* _Provided material_
....................

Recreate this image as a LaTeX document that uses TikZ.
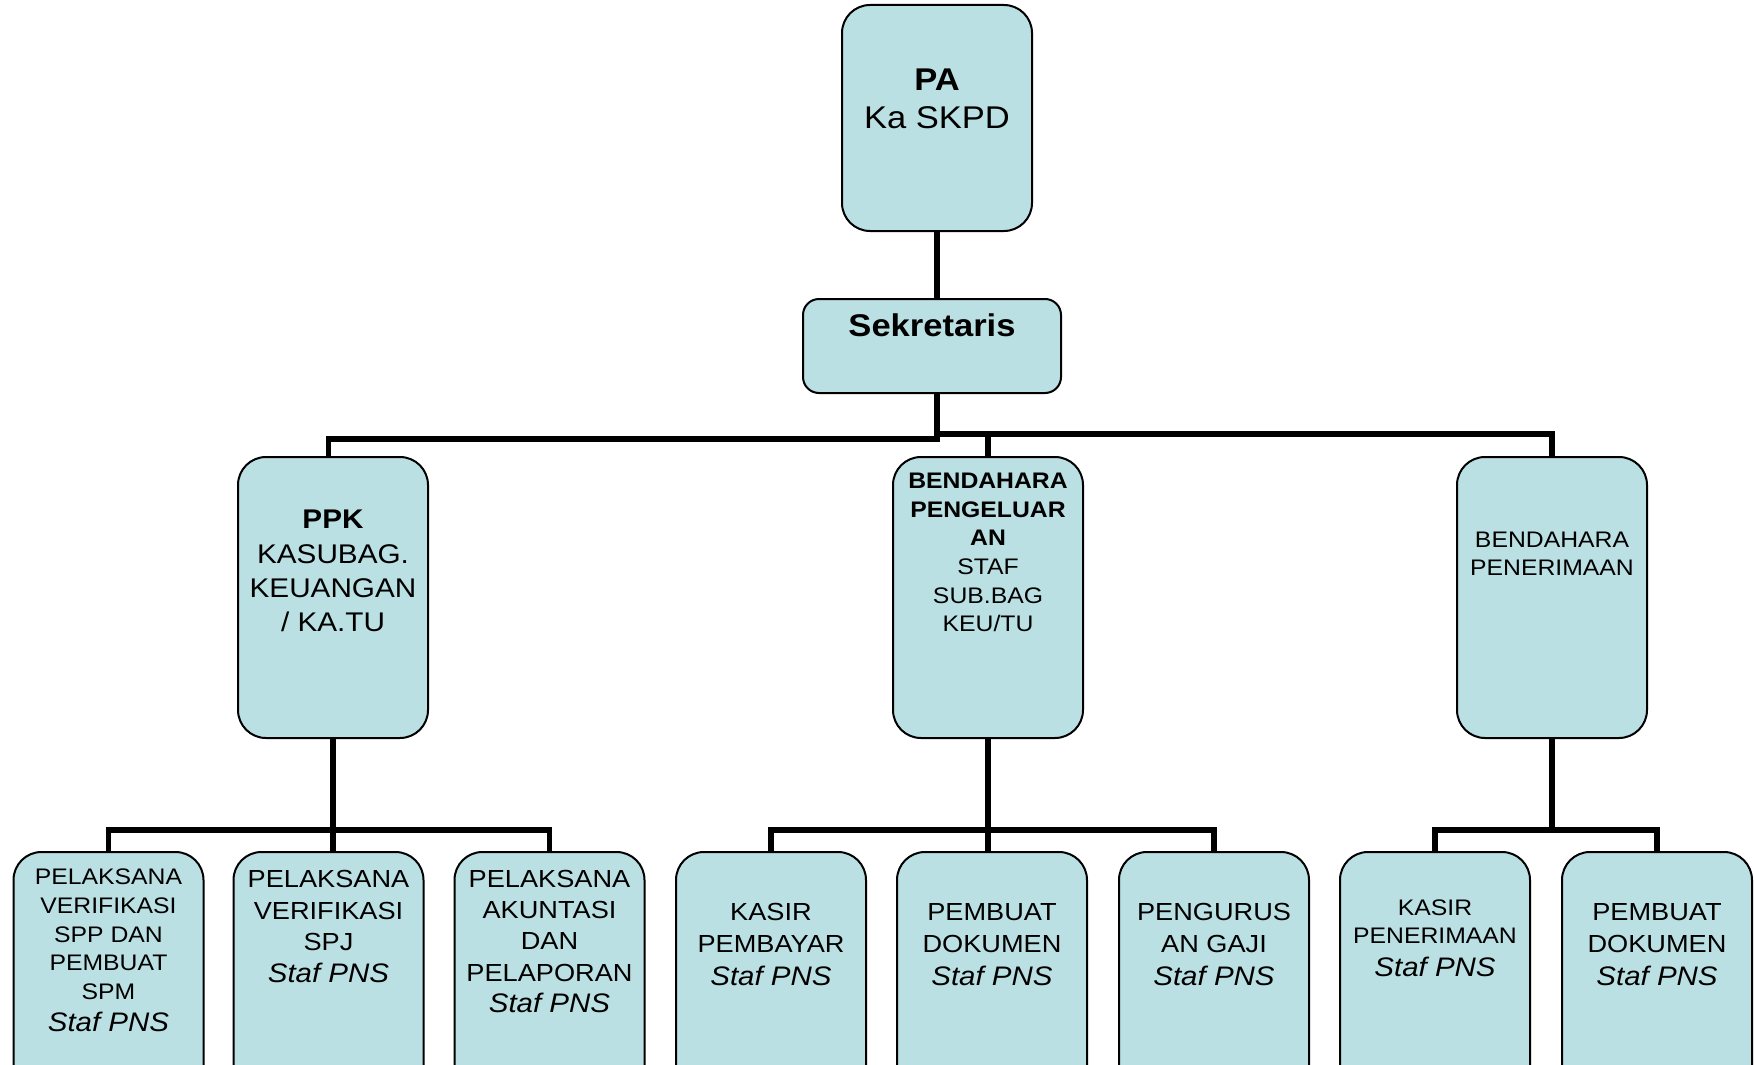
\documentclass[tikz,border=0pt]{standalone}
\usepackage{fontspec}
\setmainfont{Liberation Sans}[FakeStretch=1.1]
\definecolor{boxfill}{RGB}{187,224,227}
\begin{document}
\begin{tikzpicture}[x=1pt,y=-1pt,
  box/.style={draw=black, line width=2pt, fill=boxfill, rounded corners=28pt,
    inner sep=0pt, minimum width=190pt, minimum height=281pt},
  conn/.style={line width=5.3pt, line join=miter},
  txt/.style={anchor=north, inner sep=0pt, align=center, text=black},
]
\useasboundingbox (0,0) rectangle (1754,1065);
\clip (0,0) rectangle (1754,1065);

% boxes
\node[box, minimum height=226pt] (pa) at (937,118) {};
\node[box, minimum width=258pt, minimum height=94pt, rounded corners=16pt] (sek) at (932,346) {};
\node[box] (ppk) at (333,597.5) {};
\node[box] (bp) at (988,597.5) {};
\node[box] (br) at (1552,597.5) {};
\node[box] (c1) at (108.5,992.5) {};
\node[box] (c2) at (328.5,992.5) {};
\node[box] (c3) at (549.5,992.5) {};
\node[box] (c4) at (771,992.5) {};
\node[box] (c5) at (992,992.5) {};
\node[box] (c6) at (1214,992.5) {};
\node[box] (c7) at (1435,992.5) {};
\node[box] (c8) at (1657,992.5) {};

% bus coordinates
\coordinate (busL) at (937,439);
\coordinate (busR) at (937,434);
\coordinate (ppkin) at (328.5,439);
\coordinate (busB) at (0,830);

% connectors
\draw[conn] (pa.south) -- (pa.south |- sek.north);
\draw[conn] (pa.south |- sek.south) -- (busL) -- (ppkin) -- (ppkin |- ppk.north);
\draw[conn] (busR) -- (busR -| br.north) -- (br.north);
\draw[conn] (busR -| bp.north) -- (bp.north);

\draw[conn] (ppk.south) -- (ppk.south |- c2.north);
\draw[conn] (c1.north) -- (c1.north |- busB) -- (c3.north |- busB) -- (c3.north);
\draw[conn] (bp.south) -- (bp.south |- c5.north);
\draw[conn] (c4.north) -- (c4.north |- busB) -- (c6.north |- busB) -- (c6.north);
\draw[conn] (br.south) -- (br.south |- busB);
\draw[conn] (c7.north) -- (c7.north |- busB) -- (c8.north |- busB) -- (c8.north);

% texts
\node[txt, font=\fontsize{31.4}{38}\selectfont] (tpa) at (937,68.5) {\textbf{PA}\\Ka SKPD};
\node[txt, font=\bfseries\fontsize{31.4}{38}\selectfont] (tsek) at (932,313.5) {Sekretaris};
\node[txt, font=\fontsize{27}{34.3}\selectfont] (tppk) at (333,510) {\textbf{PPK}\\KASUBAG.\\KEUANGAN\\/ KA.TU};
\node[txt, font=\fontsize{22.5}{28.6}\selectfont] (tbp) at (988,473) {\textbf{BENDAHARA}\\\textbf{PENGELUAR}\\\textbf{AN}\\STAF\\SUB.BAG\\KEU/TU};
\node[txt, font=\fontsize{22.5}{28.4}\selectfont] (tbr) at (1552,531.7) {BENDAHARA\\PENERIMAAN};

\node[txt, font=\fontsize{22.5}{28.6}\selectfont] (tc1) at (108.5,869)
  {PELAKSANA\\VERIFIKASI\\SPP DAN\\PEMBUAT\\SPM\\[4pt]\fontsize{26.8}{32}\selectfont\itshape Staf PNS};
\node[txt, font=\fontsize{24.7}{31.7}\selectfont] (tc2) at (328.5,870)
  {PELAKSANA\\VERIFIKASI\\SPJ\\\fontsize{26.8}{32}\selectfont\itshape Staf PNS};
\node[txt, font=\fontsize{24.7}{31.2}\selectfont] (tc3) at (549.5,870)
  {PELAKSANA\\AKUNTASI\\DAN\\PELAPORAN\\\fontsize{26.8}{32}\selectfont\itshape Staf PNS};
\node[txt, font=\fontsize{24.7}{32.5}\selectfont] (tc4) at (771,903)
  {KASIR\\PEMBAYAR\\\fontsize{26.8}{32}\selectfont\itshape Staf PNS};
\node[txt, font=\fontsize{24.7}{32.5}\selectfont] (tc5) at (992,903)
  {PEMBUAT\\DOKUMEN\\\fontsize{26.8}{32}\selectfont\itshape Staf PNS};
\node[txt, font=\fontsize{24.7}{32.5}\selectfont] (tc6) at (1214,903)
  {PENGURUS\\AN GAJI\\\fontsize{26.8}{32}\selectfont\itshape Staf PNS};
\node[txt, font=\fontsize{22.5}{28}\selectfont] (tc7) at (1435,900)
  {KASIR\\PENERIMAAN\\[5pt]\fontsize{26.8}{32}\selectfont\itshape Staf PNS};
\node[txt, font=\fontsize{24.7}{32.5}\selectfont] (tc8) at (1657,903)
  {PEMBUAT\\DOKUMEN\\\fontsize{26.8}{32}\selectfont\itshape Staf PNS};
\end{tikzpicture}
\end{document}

....................

Retype the listing exactly. Pictures do not belong in the copy.

Recreate this image as a LaTeX document that uses TikZ.
\documentclass[tikz,border=0pt]{standalone}
\usepackage{fontspec}
\setmainfont{Liberation Sans}[FakeStretch=1.1]
\definecolor{boxfill}{RGB}{187,224,227}
\begin{document}
\begin{tikzpicture}[x=1pt,y=-1pt,
  box/.style={draw=black, line width=2pt, fill=boxfill, rounded corners=28pt,
    inner sep=0pt, minimum width=190pt, minimum height=281pt},
  conn/.style={line width=5.3pt, line join=miter},
  txt/.style={anchor=north, inner sep=0pt, align=center, text=black},
]
\useasboundingbox (0,0) rectangle (1754,1065);
\clip (0,0) rectangle (1754,1065);

% boxes
\node[box, minimum height=226pt] (pa) at (937,118) {};
\node[box, minimum width=258pt, minimum height=94pt, rounded corners=16pt] (sek) at (932,346) {};
\node[box] (ppk) at (333,597.5) {};
\node[box] (bp) at (988,597.5) {};
\node[box] (br) at (1552,597.5) {};
\node[box] (c1) at (108.5,992.5) {};
\node[box] (c2) at (328.5,992.5) {};
\node[box] (c3) at (549.5,992.5) {};
\node[box] (c4) at (771,992.5) {};
\node[box] (c5) at (992,992.5) {};
\node[box] (c6) at (1214,992.5) {};
\node[box] (c7) at (1435,992.5) {};
\node[box] (c8) at (1657,992.5) {};

% bus coordinates
\coordinate (busL) at (937,439);
\coordinate (busR) at (937,434);
\coordinate (ppkin) at (328.5,439);
\coordinate (busB) at (0,830);

% connectors
\draw[conn] (pa.south) -- (pa.south |- sek.north);
\draw[conn] (pa.south |- sek.south) -- (busL) -- (ppkin) -- (ppkin |- ppk.north);
\draw[conn] (busR) -- (busR -| br.north) -- (br.north);
\draw[conn] (busR -| bp.north) -- (bp.north);

\draw[conn] (ppk.south) -- (ppk.south |- c2.north);
\draw[conn] (c1.north) -- (c1.north |- busB) -- (c3.north |- busB) -- (c3.north);
\draw[conn] (bp.south) -- (bp.south |- c5.north);
\draw[conn] (c4.north) -- (c4.north |- busB) -- (c6.north |- busB) -- (c6.north);
\draw[conn] (br.south) -- (br.south |- busB);
\draw[conn] (c7.north) -- (c7.north |- busB) -- (c8.north |- busB) -- (c8.north);

% texts
\node[txt, font=\fontsize{31.4}{38}\selectfont] (tpa) at (937,68.5) {\textbf{PA}\\Ka SKPD};
\node[txt, font=\bfseries\fontsize{31.4}{38}\selectfont] (tsek) at (932,313.5) {Sekretaris};
\node[txt, font=\fontsize{27}{34.3}\selectfont] (tppk) at (333,510) {\textbf{PPK}\\KASUBAG.\\KEUANGAN\\/ KA.TU};
\node[txt, font=\fontsize{22.5}{28.6}\selectfont] (tbp) at (988,473) {\textbf{BENDAHARA}\\\textbf{PENGELUAR}\\\textbf{AN}\\STAF\\SUB.BAG\\KEU/TU};
\node[txt, font=\fontsize{22.5}{28.4}\selectfont] (tbr) at (1552,531.7) {BENDAHARA\\PENERIMAAN};

\node[txt, font=\fontsize{22.5}{28.6}\selectfont] (tc1) at (108.5,869)
  {PELAKSANA\\VERIFIKASI\\SPP DAN\\PEMBUAT\\SPM\\[4pt]\fontsize{26.8}{32}\selectfont\itshape Staf PNS};
\node[txt, font=\fontsize{24.7}{31.7}\selectfont] (tc2) at (328.5,870)
  {PELAKSANA\\VERIFIKASI\\SPJ\\\fontsize{26.8}{32}\selectfont\itshape Staf PNS};
\node[txt, font=\fontsize{24.7}{31.2}\selectfont] (tc3) at (549.5,870)
  {PELAKSANA\\AKUNTASI\\DAN\\PELAPORAN\\\fontsize{26.8}{32}\selectfont\itshape Staf PNS};
\node[txt, font=\fontsize{24.7}{32.5}\selectfont] (tc4) at (771,903)
  {KASIR\\PEMBAYAR\\\fontsize{26.8}{32}\selectfont\itshape Staf PNS};
\node[txt, font=\fontsize{24.7}{32.5}\selectfont] (tc5) at (992,903)
  {PEMBUAT\\DOKUMEN\\\fontsize{26.8}{32}\selectfont\itshape Staf PNS};
\node[txt, font=\fontsize{24.7}{32.5}\selectfont] (tc6) at (1214,903)
  {PENGURUS\\AN GAJI\\\fontsize{26.8}{32}\selectfont\itshape Staf PNS};
\node[txt, font=\fontsize{22.5}{28}\selectfont] (tc7) at (1435,900)
  {KASIR\\PENERIMAAN\\[5pt]\fontsize{26.8}{32}\selectfont\itshape Staf PNS};
\node[txt, font=\fontsize{24.7}{32.5}\selectfont] (tc8) at (1657,903)
  {PEMBUAT\\DOKUMEN\\\fontsize{26.8}{32}\selectfont\itshape Staf PNS};
\end{tikzpicture}
\end{document}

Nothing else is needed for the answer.